BHW: For Avanceon, we technically do not have significant competition in Pakistan. Because we have been investing in moving up the food chain, we have acquired scale. There is some competition, but sometimes they complement our business. Internationally, in project business, we do have competition, with all those firms that operate in our space. Our unique proposition is IX. If somebody has to scale up internationally, the cost of hiring new engineers is prohibitive. But we have our bench strength in Pakistan, we can add engineers and bring them in two years to a level where they can work anywhere.
In Octopus, we feel we have something unique. We have been trying to challenge ourselves by showing to a lot people what we have been able to do.
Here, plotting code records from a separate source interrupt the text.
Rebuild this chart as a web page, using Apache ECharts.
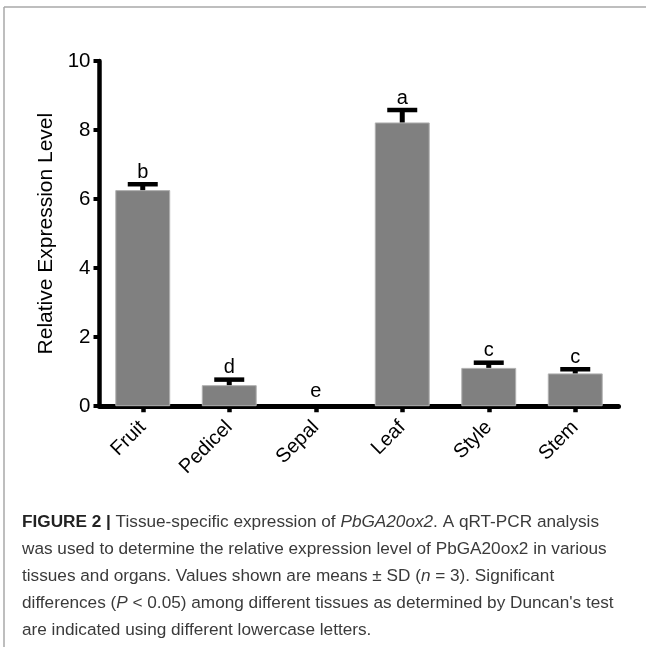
<!DOCTYPE html>
<html>
<head>
<meta charset="utf-8">
<script src="https://cdn.jsdelivr.net/npm/echarts@6/dist/echarts.min.js"></script>
<style>html,body{margin:0;padding:0;background:#fff;}#c{width:646px;height:647px;}</style>
</head>
<body>
<div id="c"></div>
<script>
const categories = ['Fruit', 'Pedicel', 'Sepal', 'Leaf', 'Style', 'Stem'];
const means = [6.26, 0.61, 0.0, 8.22, 1.11, 0.95];
const sds = [0.17, 0.16, 0.0, 0.36, 0.15, 0.12];
const letters = ['b', 'd', 'e', 'a', 'c', 'c'];
const yTicks = [0, 2, 4, 6, 8, 10];
const captionLines = [
  '{b|FIGURE 2 |} Tissue-specific expression of {i|PbGA20ox2}. A qRT-PCR analysis',
  'was used to determine the relative expression level of PbGA20ox2 in various',
  'tissues and organs. Values shown are means \u00b1 SD ({i|n} = 3). Significant',
  'differences ({i|P} < 0.05) among different tissues as determined by Duncan\'s test',
  'are indicated using different lowercase letters.'
];

const FONT = '"Liberation Sans", Arial, sans-serif';
const chart = echarts.init(document.getElementById('c'));

const capFont = 17.2;
const rich = {
  b: { fontWeight: 'bold', fontSize: capFont, fontFamily: FONT, fill: '#222', color: '#222' },
  i: { fontStyle: 'italic', fontSize: capFont, fontFamily: FONT, fill: '#3a3a3a', color: '#3a3a3a' }
};
const captionGraphics = captionLines.map((t, k) => ({
  type: 'text',
  x: 22,
  y: 522 + k * 27,
  style: {
    text: t,
    rich: rich,
    fontSize: capFont,
    fontFamily: FONT,
    fill: '#3a3a3a',
    verticalAlign: 'middle',
    align: 'left'
  }
}));

const option = {
  animation: false,
  backgroundColor: '#fff',
  grid: { left: 99.5, right: 27.5, top: 61, bottom: 240.8 },
  xAxis: {
    type: 'category',
    data: categories,
    axisLine: { lineStyle: { color: '#000', width: 5 } },
    axisTick: { show: true, alignWithLabel: true, length: 6, lineStyle: { color: '#000', width: 4.5 } },
    axisLabel: { rotate: 45, fontSize: 20, fontFamily: FONT, color: '#000', margin: 18, interval: 0 }
  },
  yAxis: {
    type: 'value',
    min: 0, max: 10, interval: 2,
    name: 'Relative Expression Level',
    nameLocation: 'middle',
    nameGap: 42,
    nameRotate: 90,
    nameTextStyle: { fontSize: 21, fontFamily: FONT, color: '#000' },
    splitLine: { show: false },
    axisLine: { show: true, lineStyle: { color: '#000', width: 4.5 } },
    axisTick: { show: true, length: 6, lineStyle: { color: '#000', width: 4 } },
    axisLabel: {
      fontSize: 20.5, fontFamily: FONT, color: '#000', margin: 9,
      formatter: v => (yTicks.indexOf(v) >= 0 ? String(v) : '')
    }
  },
  series: [
    {
      type: 'bar',
      data: means.map(v => (v > 0 ? v : { value: v, itemStyle: { borderWidth: 0 } })),
      barWidth: '63.5%',
      itemStyle: { color: '#808080', borderColor: '#b0b0b0', borderWidth: 1 },
      z: 2
    },
    {
      type: 'custom',
      z: 3,
      data: means.map((m, i) => [i, m, sds[i]]),
      renderItem: function (params, api) {
        const i = api.value(0);
        const m = api.value(1);
        const sd = api.value(2);
        const base = api.coord([i, m]);
        const top = api.coord([i, m + sd]);
        const children = [];
        if (sd > 0) {
          children.push({
            type: 'line',
            shape: { x1: base[0], y1: base[1], x2: top[0], y2: top[1] },
            style: { stroke: '#000', lineWidth: 5 }
          });
          children.push({
            type: 'line',
            shape: { x1: top[0] - 15, y1: top[1], x2: top[0] + 15, y2: top[1] },
            style: { stroke: '#000', lineWidth: 4.5 }
          });
        }
        children.push({
          type: 'text',
          x: top[0],
          y: sd > 0 ? top[1] - 2 : top[1] - 4.5,
          style: {
            text: letters[params.dataIndex],
            fontSize: 20,
            fontFamily: FONT,
            fill: '#000',
            align: 'center',
            verticalAlign: 'bottom'
          }
        });
        return { type: 'group', children: children };
      }
    }
  ],
  graphic: [
    { type: 'line', shape: { x1: 4, y1: 7, x2: 646, y2: 7 }, style: { stroke: '#a8a8a8', lineWidth: 1.5 } },
    { type: 'line', shape: { x1: 4, y1: 7, x2: 4, y2: 647 }, style: { stroke: '#a8a8a8', lineWidth: 1.5 } }
  ].concat(captionGraphics)
};
chart.setOption(option);
</script>
</body>
</html>
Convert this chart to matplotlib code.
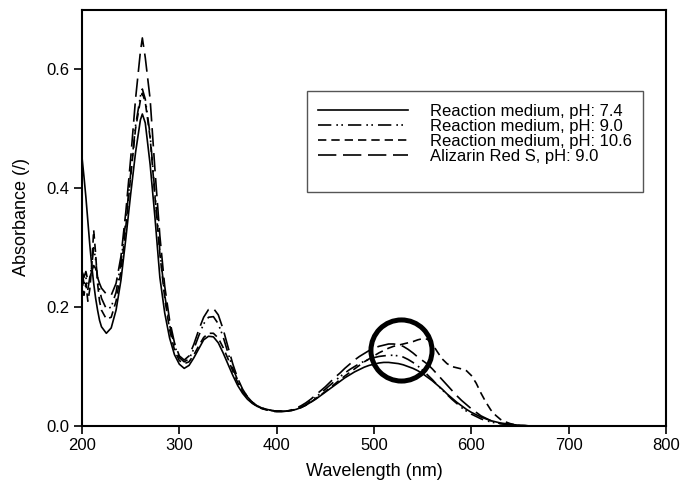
import matplotlib
matplotlib.use("Agg")
import matplotlib.pyplot as plt
from matplotlib.patches import Rectangle

plt.rcParams['font.family'] = ['Liberation Sans', 'DejaVu Sans']
plt.rcParams['mathtext.fontset'] = 'custom'
plt.rcParams['mathtext.it'] = 'Liberation Sans:italic'
plt.rcParams['mathtext.rm'] = 'Liberation Sans'

wavelength = [200, 202, 204, 206, 208, 210, 212, 214, 216, 218, 220, 225, 230, 235, 240, 245, 250, 255,
              260, 262, 265, 270, 275, 280, 285, 290, 295, 300, 305, 310, 315, 320, 325, 330, 335, 340,
              345, 350, 355, 360, 365, 370, 375, 380, 385, 390, 395, 400, 405, 410, 415, 420, 425, 430,
              435, 440, 445, 450, 455, 460, 465, 470, 475, 480, 485, 490, 495, 500, 505, 510, 515, 520,
              525, 530, 535, 540, 545, 550, 555, 560, 565, 570, 575, 580, 585, 590, 595, 600, 605, 610,
              615, 620, 625, 630, 635, 640, 645, 650, 655, 660, 700, 750, 800]

rm_ph74 = [0.452, 0.42, 0.385, 0.345, 0.305, 0.27, 0.24, 0.215, 0.195, 0.178, 0.167, 0.156, 0.165, 0.195, 0.245, 0.315, 0.39, 0.46,
           0.515, 0.525, 0.51, 0.44, 0.35, 0.25, 0.19, 0.148, 0.12, 0.104, 0.097, 0.102, 0.115, 0.13, 0.145, 0.151, 0.15, 0.14,
           0.123, 0.104, 0.085, 0.068, 0.055, 0.045, 0.038, 0.033, 0.030, 0.028, 0.026, 0.025, 0.025, 0.025, 0.026, 0.028, 0.031, 0.035,
           0.040, 0.045, 0.051, 0.057, 0.063, 0.069, 0.075, 0.081, 0.086, 0.091, 0.095, 0.099, 0.102, 0.104, 0.106, 0.107, 0.107, 0.106,
           0.105, 0.103, 0.100, 0.097, 0.093, 0.088, 0.082, 0.076, 0.069, 0.062, 0.054, 0.047, 0.040, 0.034, 0.028, 0.023, 0.019, 0.015,
           0.012, 0.009, 0.007, 0.005, 0.004, 0.003, 0.002, 0.001, 0.001, 0.0, 0.0, 0.0, 0.0]

rm_ph90 = [0.26, 0.24, 0.25, 0.23, 0.25, 0.27, 0.30, 0.28, 0.25, 0.23, 0.215, 0.197, 0.20, 0.225, 0.275, 0.345, 0.425, 0.505,
           0.555, 0.567, 0.55, 0.49, 0.39, 0.295, 0.22, 0.17, 0.135, 0.115, 0.108, 0.113, 0.13, 0.152, 0.172, 0.183, 0.184, 0.172,
           0.15, 0.123, 0.097, 0.077, 0.061, 0.049, 0.04, 0.034, 0.03, 0.028, 0.026, 0.025, 0.025, 0.025, 0.026, 0.029, 0.032, 0.036,
           0.042, 0.048, 0.055, 0.062, 0.069, 0.076, 0.083, 0.089, 0.095, 0.1, 0.105, 0.109, 0.112, 0.115, 0.117, 0.118, 0.119, 0.119,
           0.118, 0.116, 0.112, 0.107, 0.101, 0.094, 0.086, 0.078, 0.069, 0.061, 0.053, 0.045, 0.038, 0.031, 0.025, 0.02, 0.016, 0.012,
           0.009, 0.007, 0.005, 0.004, 0.003, 0.002, 0.001, 0.001, 0.0, 0.0, 0.0, 0.0, 0.0]

rm_ph106 = [0.25, 0.22, 0.24, 0.21, 0.23, 0.27, 0.33, 0.29, 0.24, 0.21, 0.195, 0.18, 0.183, 0.21, 0.26, 0.335, 0.42, 0.50,
            0.548, 0.56, 0.545, 0.485, 0.385, 0.29, 0.215, 0.162, 0.128, 0.11, 0.105, 0.108, 0.12, 0.135, 0.149, 0.156, 0.156, 0.148,
            0.132, 0.113, 0.092, 0.073, 0.058, 0.047, 0.039, 0.033, 0.029, 0.027, 0.026, 0.025, 0.025, 0.025, 0.026, 0.028, 0.031, 0.035,
            0.040, 0.046, 0.052, 0.058, 0.065, 0.071, 0.078, 0.084, 0.090, 0.096, 0.102, 0.108, 0.113, 0.118, 0.123, 0.127, 0.131, 0.134,
            0.136, 0.138, 0.14, 0.142, 0.145, 0.147, 0.146, 0.138, 0.125, 0.113, 0.105, 0.10, 0.098, 0.096, 0.093, 0.085, 0.072, 0.055,
            0.04, 0.027, 0.018, 0.011, 0.007, 0.004, 0.002, 0.001, 0.0005, 0.0, 0.0, 0.0, 0.0]

ars_ph90 = [0.26, 0.25, 0.26, 0.245, 0.25, 0.26, 0.27, 0.265, 0.25, 0.24, 0.232, 0.222, 0.22, 0.24, 0.285, 0.36, 0.45, 0.55,
            0.63, 0.653, 0.62, 0.55, 0.43, 0.32, 0.235, 0.178, 0.14, 0.118, 0.111, 0.118, 0.138, 0.162, 0.183, 0.196, 0.198, 0.187,
            0.163, 0.133, 0.104, 0.08, 0.062, 0.049, 0.04, 0.034, 0.03, 0.027, 0.025, 0.024, 0.024, 0.025, 0.027, 0.03, 0.034, 0.039,
            0.045, 0.052, 0.059, 0.066, 0.074, 0.082, 0.089, 0.097, 0.104, 0.111, 0.117, 0.122, 0.127, 0.131, 0.134, 0.136, 0.138, 0.138,
            0.137, 0.134, 0.129, 0.123, 0.116, 0.11, 0.104, 0.096, 0.087, 0.078, 0.069, 0.06, 0.051, 0.043, 0.036, 0.029, 0.023, 0.017,
            0.013, 0.009, 0.006, 0.004, 0.003, 0.002, 0.001, 0.001, 0.0, 0.0, 0.0, 0.0, 0.0]

labels = ["Reaction medium, pH: 7.4", "Reaction medium, pH: 9.0",
          "Reaction medium, pH: 10.6", "Alizarin Red S, pH: 9.0"]

circle_center_x = [528]
circle_center_y = [0.128]

x_ticks = [200, 300, 400, 500, 600, 700, 800]
y_ticks = [0.0, 0.2, 0.4, 0.6]

fig = plt.figure(figsize=(6.81, 4.92), dpi=100)
ax = fig.add_axes([82/681, 1 - 426/492, 584/681, 416/492])

styles = ['-', (0, (8, 3, 1, 2, 1, 3)), (0, (5, 3)), (0, (11, 4))]
series = [rm_ph74, rm_ph90, rm_ph106, ars_ph90]
for ys, ls, lab in zip(series, styles, labels):
    ax.plot(wavelength, ys, color='black', linestyle=ls, linewidth=1.2, label=lab)

ax.plot(circle_center_x, circle_center_y, marker='o', markersize=44, markerfacecolor='none',
        markeredgecolor='black', markeredgewidth=3.6, linestyle='none')

ax.set_xlim(200, 800)
ax.set_ylim(0, 0.7)
ax.set_xticks(x_ticks)
ax.set_yticks(y_ticks)
ax.set_yticklabels([f"{v:.1f}" for v in y_ticks])
ax.tick_params(direction='out', length=6, width=1.2, labelsize=12, pad=3, colors='black')
for sp in ax.spines.values():
    sp.set_linewidth(1.5)

ax.set_xlabel("Wavelength (nm)", fontsize=13, labelpad=7)
ax.set_ylabel("Absorbance ($\\mathit{/}$)", fontsize=13, labelpad=10)

# legend box
ax.add_patch(Rectangle(((307 - 82)/584, (426 - 192)/416), (643 - 307)/584, (192 - 91)/416,
                       transform=ax.transAxes, facecolor='white', edgecolor='#555555', linewidth=1.0, zorder=3))
leg = ax.legend(loc='upper left', bbox_to_anchor=((318 - 82)/584, (426 - 104)/416), frameon=False,
                fontsize=12, handlelength=5.4, handletextpad=1.35, labelspacing=0.0, borderpad=0,
                borderaxespad=0)
leg.set_zorder(4)

fig.savefig("out.png", dpi=100)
We are working very closely with Microsoft in developing everything, so we keep on checking with their senior regional leaders if what we are doing is being done by anyone else. So our whole business plan hinges on the fact that we are eliminating all proprietary technologies and taking data and open systems over to cloud. That is not being done by many people in the industrial space.
We believe that once we have our minimum scale of projects in Pakistan, about 25 to 30 projects, we can demonstrate internationally that the work we are doing at Octopus is unique. That uniqueness will also help Avanceon a lot, because any project company that does not have the skill of cloud will struggle in the future.
BRR: Which areas do you feel need improvement in your business?
BHW: I think our biggest weakness is in marketing. We have never invested on it. Nowadays, firms have to put around 4 percent, even more, of their budget aside for marketing. We are now budgeting for marketing. What we have is technical marketing, which includes other key things like defining your processes, technical script-writing, etc. Moving on, we will invest in it because it is key to our bottomline. I had to convince my team that this is an investment that we need to make, in order to increase scale.